JPMorgan Chase on Thursday named two of its senior executives as co-presidents of the firm, the latest move in CEO Jamie Dimon's long-running effort to identify his eventual successor. The bank also announced that Marianne Lake, one of the most prominent names on that succession list for more than a decade, will retire from the firm.
Doug Petno and Troy Rohrbaugh, who have jointly led JPMorgan's commercial and investment banking division since early 2024, were elevated to co-president roles effective immediately, according to a regulatory filing reported by CNBC. As part of the restructuring, Petno becomes the sole CEO of the commercial and investment banking division. Rohrbaugh moves over to lead the firm's consumer and community banking division, the role Lake had held.

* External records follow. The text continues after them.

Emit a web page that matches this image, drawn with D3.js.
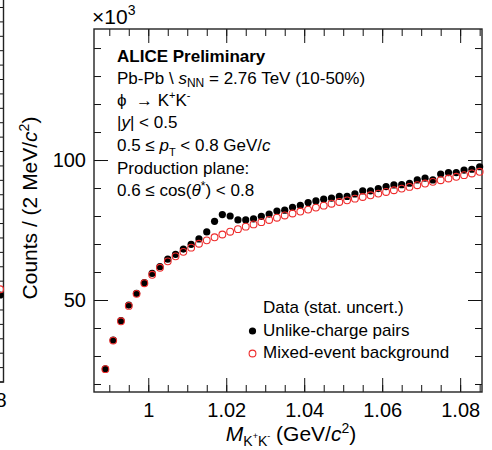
<!DOCTYPE html>
<html>
<head>
<meta charset="utf-8">
<script src="https://cdn.jsdelivr.net/npm/d3@7"></script>
<style>
  body { margin: 0; background: #fff; }
  text { font-family: "Liberation Sans", Arial, Helvetica, sans-serif; fill: #000; white-space: pre; }
</style>
</head>
<body>
<div id="chart"></div>
<script>
// invariant mass bin centres (GeV/c^2)
var massBins = [0.989, 0.991, 0.993, 0.995, 0.997, 0.999, 1.001, 1.003, 1.005, 1.007,
  1.009, 1.011, 1.013, 1.015, 1.017, 1.019, 1.021, 1.023, 1.025, 1.027,
  1.029, 1.031, 1.033, 1.035, 1.037, 1.039, 1.041, 1.043, 1.045, 1.047,
  1.049, 1.051, 1.053, 1.055, 1.057, 1.059, 1.061, 1.063, 1.065, 1.067,
  1.069, 1.071, 1.073, 1.075, 1.077, 1.079, 1.081, 1.083, 1.085];

// counts in units of 10^3
var unlikeCounts = [25.4, 35.7, 42.6, 48.2, 52.4, 56.2, 59.5, 61.9, 64.6, 66.3,
  68.2, 69.9, 71.8, 74.3, 78.1, 80.5, 80.0, 78.6, 78.6, 79.0,
  79.9, 80.7, 81.8, 82.1, 83.1, 83.8, 84.8, 85.4, 86.0, 86.4,
  87.0, 87.0, 87.9, 89.0, 89.0, 89.8, 90.5, 91.1, 91.2, 91.7,
  92.9, 93.5, 92.9, 95.0, 95.5, 95.5, 96.4, 96.7, 97.6];

var mixedCounts = [25.3, 35.5, 42.4, 47.9, 52.2, 56.0, 59.0, 61.5, 63.8, 65.6,
  67.2, 68.7, 70.1, 71.3, 72.4, 73.4, 74.4, 75.3, 76.2, 77.0,
  77.8, 78.6, 79.4, 80.2, 80.9, 81.6, 82.3, 83.0, 83.7, 84.4,
  85.0, 85.6, 86.2, 86.8, 87.4, 88.0, 88.6, 89.2, 89.8, 90.4,
  91.0, 91.6, 92.2, 92.8, 93.4, 94.0, 94.6, 95.2, 95.8];

var xTickValues = [1, 1.02, 1.04, 1.06, 1.08];
var xTickLabels = ["1", "1.02", "1.04", "1.06", "1.08"];
var yTickValues = [50, 100];
var yTickLabels = ["50", "100"];

// neighbouring panel, only its right edge shows
var stubMass = [1.0835];
var stubCounts = [50.2];
var stubTickLabel = ["1.08"];

var W = 492, H = 450;
var frame = {left: 94, right: 482, top: 29, bottom: 392};
var red = "#ee2b2b";

var svg = d3.select("#chart").append("svg")
  .attr("width", W)
  .attr("height", H);

var x = d3.scaleLinear().domain([0.98608, 1.0856]).range([frame.left, frame.right]);
var y = d3.scaleLinear().domain([17.14, 146.8]).range([frame.bottom, frame.top]);

function tickAxis(axis, pos, size, values, labels, pad) {
  axis.tickValues(values).tickSize(size).tickPadding(pad || 0)
    .tickFormat(function(d, i) { return labels ? labels[i] : ""; });
  var g = svg.append("g").attr("transform", pos).call(axis);
  g.select(".domain").remove();
  g.selectAll("line").attr("stroke", "#111").attr("stroke-width", 1);
  g.selectAll("text").attr("font-family", null).attr("font-size", null).style("font-size", "20px");
  return g;
}

var xMinor = d3.range(0.99, 1.0856, 0.005);
var yMinor = d3.range(20, 146, 10);

// bottom / top
tickAxis(d3.axisBottom(x), "translate(0," + frame.bottom + ")", -14, xTickValues, xTickLabels, 11);
tickAxis(d3.axisBottom(x), "translate(0," + frame.bottom + ")", -7, xMinor, null);
tickAxis(d3.axisTop(x), "translate(0," + frame.top + ")", -14, xTickValues, null);
tickAxis(d3.axisTop(x), "translate(0," + frame.top + ")", -7, xMinor, null);
// left / right
tickAxis(d3.axisLeft(y), "translate(" + frame.left + ",0)", -14, yTickValues, yTickLabels, 8);
tickAxis(d3.axisLeft(y), "translate(" + frame.left + ",0)", -7, yMinor, null);
tickAxis(d3.axisRight(y), "translate(" + frame.right + ",0)", -14, yTickValues, null);
tickAxis(d3.axisRight(y), "translate(" + frame.right + ",0)", -7, yMinor, null);

svg.append("rect")
  .attr("x", frame.left).attr("y", frame.top)
  .attr("width", frame.right - frame.left).attr("height", frame.bottom - frame.top)
  .attr("fill", "none").attr("stroke", "#222").attr("stroke-width", 1.4);

// helper for sub/superscripts
function rich(t, parts) {
  var cur = 0;
  parts.forEach(function(p) {
    var off = p.off || 0;
    t.append("tspan")
      .attr("dy", off - cur)
      .style("font-size", p.size ? p.size + "px" : null)
      .style("font-style", p.it ? "italic" : null)
      .text(p.t);
    cur = off;
  });
  return t;
}

// data points
var points = massBins.map(function(m, i) {
  return {m: m, unlike: unlikeCounts[i], mixed: mixedCounts[i]};
});

svg.append("g").selectAll("circle")
  .data(points).enter().append("circle")
  .attr("cx", function(d) { return x(d.m); })
  .attr("cy", function(d) { return y(d.unlike); })
  .attr("r", 3.6)
  .attr("fill", "#000");

svg.append("g").selectAll("circle")
  .data(points).enter().append("circle")
  .attr("cx", function(d) { return x(d.m); })
  .attr("cy", function(d) { return y(d.mixed); })
  .attr("r", 3.4)
  .attr("fill", "none")
  .attr("stroke", red)
  .attr("stroke-width", 1.1);

// multiplier
rich(svg.append("text").attr("x", 92).attr("y", 24).style("font-size", "21px"),
  [{t: "\u00d710"}, {t: "3", size: 14, off: -9}]);

// axis titles
rich(svg.append("text")
  .attr("x", 291).attr("y", 441)
  .attr("text-anchor", "middle")
  .style("font-size", "21px"),
  [{t: "M", it: true}, {t: "K", size: 14, off: 5}, {t: "+", size: 9, off: -2},
   {t: "K", size: 14, off: 5}, {t: "-", size: 9, off: -2}, {t: " (GeV/"},
   {t: "c", it: true}, {t: "2", size: 14, off: -8}, {t: ")"}]);

rich(svg.append("text")
  .attr("transform", "translate(37,208) rotate(-90)")
  .attr("text-anchor", "middle")
  .style("font-size", "21px"),
  [{t: "Counts / (2 MeV/"}, {t: "c", it: true}, {t: "2", size: 14, off: -8}, {t: ")"}]);

// info block
var tx = 117;
svg.append("text").attr("x", tx).attr("y", 62)
  .style("font-size", "17px").style("font-weight", "bold")
  .text("ALICE Preliminary");

function infoLine(yPos, parts) {
  return rich(svg.append("text").attr("x", tx).attr("y", yPos).style("font-size", "17px"), parts);
}
infoLine(84, [{t: "Pb-Pb \\ "}, {t: "s", it: true}, {t: "NN", size: 12, off: 3},
  {t: " = 2.76 TeV (10-50%)"}]);
infoLine(106, [{t: "\u03d5  \u2192 K"}, {t: "+", size: 11, off: -7}, {t: "K"}, {t: "-", size: 11, off: -7}]);
infoLine(128, [{t: "|"}, {t: "y", it: true}, {t: "| < 0.5"}]);
infoLine(151, [{t: "0.5 \u2264 "}, {t: "p", it: true}, {t: "T", size: 11, off: 5},
  {t: " < 0.8 GeV/"}, {t: "c", it: true}]);
infoLine(174, [{t: "Production plane:"}]);
infoLine(196, [{t: "0.6 \u2264 cos("}, {t: "\u03b8", it: true}, {t: "*", size: 12, off: -6}, {t: ") < 0.8"}]);

// legend
var lx = 263;
svg.append("text").attr("x", lx).attr("y", 313).style("font-size", "17px").text("Data (stat. uncert.)");
svg.append("circle").attr("cx", 252.5).attr("cy", 331).attr("r", 3.6).attr("fill", "#000");
svg.append("text").attr("x", lx).attr("y", 336).style("font-size", "17px").text("Unlike-charge pairs");
svg.append("circle").attr("cx", 252.5).attr("cy", 353.5).attr("r", 3.4)
  .attr("fill", "none").attr("stroke", red).attr("stroke-width", 1.1);
svg.append("text").attr("x", lx).attr("y", 358).style("font-size", "17px").text("Mixed-event background");

// neighbouring panel edge
var stubX = d3.scaleLinear().domain([0.986, 1.08436]).range([-380, 3.5]);
var stubY = d3.scaleLinear().domain([20, 152.6]).range([382, 0]);
var stub = svg.append("g");
stub.selectAll("line.tk").data(d3.range(20, 152, 5)).enter().append("line")
  .attr("x1", 0).attr("x2", 3.5)
  .attr("y1", function(d) { return stubY(d); }).attr("y2", function(d) { return stubY(d); })
  .attr("stroke", "#111");
stub.append("path")
  .attr("d", "M3.5,0V" + stubY(20) + "H0")
  .attr("fill", "none").attr("stroke", "#222").attr("stroke-width", 1.4);
stub.selectAll("circle.bk").data(stubMass).enter().append("circle")
  .attr("cx", function(d) { return stubX(d); })
  .attr("cy", function(d, i) { return stubY(stubCounts[i]); })
  .attr("r", 3.6).attr("fill", "#000");
stub.selectAll("circle.rd").data(stubMass).enter().append("circle")
  .attr("cx", function(d) { return stubX(d); })
  .attr("cy", function(d, i) { return stubY(stubCounts[i] + 2); })
  .attr("r", 3.4).attr("fill", "none").attr("stroke", red).attr("stroke-width", 1.1);
stub.append("text")
  .attr("x", stubX(1.08) + 20).attr("y", 407)
  .attr("text-anchor", "end")
  .style("font-size", "20px")
  .text(stubTickLabel[0]);
</script>
</body>
</html>
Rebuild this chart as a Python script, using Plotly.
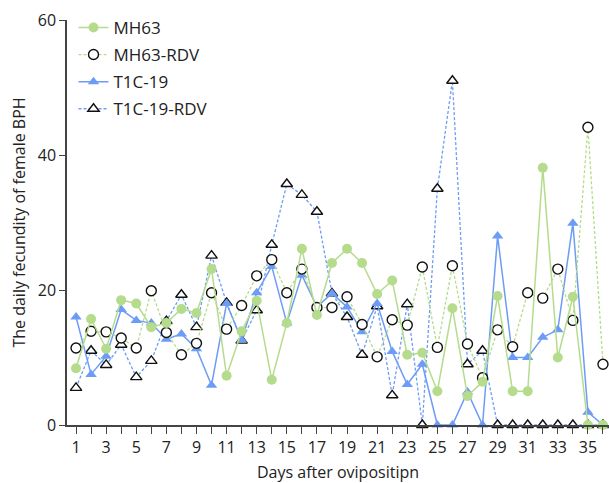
import plotly.graph_objects as go

days = list(range(1, 37))

mh63 = [8.4, 15.7, 11.3, 18.5, 18.0, 14.5, 15.1, 17.2, 16.6, 23.1, 7.3, 13.9,
        18.4, 6.7, 15.1, 26.1, 16.3, 24.0, 26.1, 24.0, 19.4, 21.4, 10.4, 10.7,
        5.0, 17.3, 4.3, 6.4, 19.1, 5.0, 5.0, 38.1, 10.0, 19.0, 0, 0]

mh63_rdv = [11.4, 13.9, 13.8, 12.9, 11.4, 19.9, 13.7, 10.4, 12.1, 19.6, 14.2, 17.7,
            22.1, 24.5, 19.6, 23.1, 17.4, 17.4, 19.0, 14.9, 10.1, 15.6, 14.8, 23.4,
            11.5, 23.6, 12.0, 7.0, 14.1, 11.6, 19.6, 18.8, 23.1, 15.5, 44.1, 9.0]

t1c19 = [16.0, 7.5, 10.2, 17.1, 15.5, 15.1, 12.7, 13.5, 11.3, 5.9, 18.0, 12.6,
         19.6, 23.5, 15.1, 22.2, 17.5, 19.5, 17.5, 13.8, 18.0, 10.9, 6.0, 9.0,
         0, 0, 4.9, 0, 28.0, 10.0, 10.0, 13.0, 14.1, 29.9, 1.9, 0]

t1c19_rdv = [5.5, 11.0, 8.9, 11.9, 7.1, 9.5, 15.4, 19.3, 14.5, 25.1, 18.1, 12.5,
             17.0, 26.7, 35.7, 34.1, 31.6, 19.5, 16.0, 10.4, 17.6, 4.4, 17.9, 0,
             35.0, 51.0, 9.0, 11.0, 0, 0, 0, 0, 0, 0, 0, 0]

x_tick_vals = list(range(1, 37))
x_tick_text = [str(d) if d % 2 == 1 else "" for d in x_tick_vals]
y_tick_vals = [0, 20, 40, 60]

GREEN = "#b5dc8c"
BLUE = "#6d9cf6"

fig = go.Figure()

fig.add_trace(go.Scatter(
    x=days, y=t1c19_rdv, name="T1C-19-RDV", mode="lines+markers", legendrank=4,
    legendgroup="d",
    line=dict(color=BLUE, width=1.3, dash="3px,2px"),
    marker=dict(symbol="triangle-up", size=10, color="white",
                line=dict(color="#111111", width=1.4)),
    cliponaxis=False))

fig.add_trace(go.Scatter(
    x=days, y=t1c19, name="T1C-19", mode="lines+markers", legendrank=3,
    legendgroup="c",
    line=dict(color=BLUE, width=1.5),
    marker=dict(symbol="triangle-up", size=10, color=BLUE),
    cliponaxis=False))

fig.add_trace(go.Scatter(
    x=days, y=mh63_rdv, name="MH63-RDV", mode="lines+markers", legendrank=2,
    legendgroup="b",
    line=dict(color=GREEN, width=1.3, dash="3px,2px"),
    marker=dict(symbol="circle", size=10, color="white",
                line=dict(color="#111111", width=1.4)),
    cliponaxis=False))

fig.add_trace(go.Scatter(
    x=days, y=mh63, name="MH63", mode="lines+markers", legendrank=1,
    legendgroup="a",
    line=dict(color=GREEN, width=1.5),
    marker=dict(symbol="circle", size=10, color=GREEN),
    cliponaxis=False))

fig.update_layout(
    width=609, height=483,
    margin=dict(l=67, r=0, t=20, b=58),
    paper_bgcolor="white", plot_bgcolor="white",
    font=dict(family="Open Sans, Noto Sans, sans-serif", size=15, color="#222222"),
    showlegend=True,
    legend=dict(x=0.012, y=1.025, xanchor="left", yanchor="top",
                bgcolor="rgba(0,0,0,0)", font=dict(size=17),
                tracegroupgap=2, itemwidth=30),
)

fig.update_xaxes(
    range=[0.4, 36.4], tickmode="array", tickvals=x_tick_vals, ticktext=x_tick_text,
    ticks="outside", ticklen=7, tickwidth=1.3, tickcolor="#444444",
    showline=True, linecolor="#444444", linewidth=1.5, showgrid=False, zeroline=False,
    tickfont=dict(size=16), automargin=False,
    title=dict(text="Days after ovipositipn", font=dict(size=16), standoff=18),
)

fig.update_yaxes(
    range=[0, 60], tickmode="array", tickvals=y_tick_vals,
    ticks="outside", ticklen=6, tickwidth=1.3, tickcolor="#444444",
    showline=True, linecolor="#444444", linewidth=1.5, showgrid=False, zeroline=False,
    tickfont=dict(size=16), automargin=False,
    title=dict(text="The daily fecundity of female BPH", font=dict(size=16), standoff=8),
)

fig.write_html("out.html", config={"displayModeBar": False},
               post_script="document.body.style.margin='0';document.body.style.overflow='hidden';")
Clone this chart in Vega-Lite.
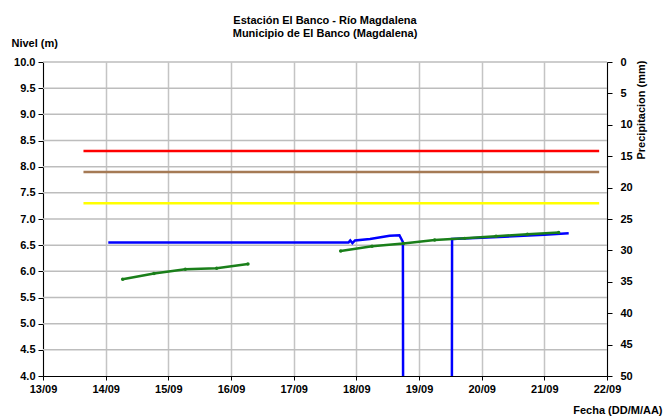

Dimon, 70, has repeatedly said JPMorgan's board has multiple executives capable of eventually running the bank. The move places Petno and Rohrbaugh atop the firm's two largest operating businesses while also giving them the co-president title.
"The decision to elevate Doug and Troy to Co-Presidents and heads of the company's two largest businesses reflects the Board's confidence in their extraordinary leadership capabilities, business performance, relationships, experience and commitment to always doing the right thing," Dimon said in a statement.
For Rohrbaugh, the move represents a significant career shift. He built his resume in institutional trading and markets businesses. Taking over consumer banking gives him experience in a part of the firm he has not previously run, which broadens his credentials at a critical time.
Lake spent 25 years at JPMorgan and has been on the short list of potential Dimon successors since she became CFO in 2013. Dimon said she was "an outstanding partner and friend and has dedicated her career to championing our people and customers, building world-class businesses and delivering results, always with unquestioned integrity."
In a signal of where the two men now stand, Petno and Rohrbaugh each received one-time restricted stock bonuses valued at $30 million. That is more than the $20 million awards given to Mary Erdoes, CEO of asset and wealth management and another possible Dimon successor, and Chief Operating Officer Jennifer Piepszak. Last year, Piepszak indicated she wanted to be removed from the succession shortlist.
The $30 million awards are separate from annual pay. They vest only after three years if JPMorgan achieves an average return on tangible common equity of at least 12% between 2026 and 2028.
Dimon's eventual departure remains one of the most closely watched questions on Wall Street. Thursday's announcement does not resolve that question, but it narrows the field in a visible way by placing two executives in direct control of the bank's biggest businesses while separating them from the rest of the succession candidates by a meaningful gap in compensation.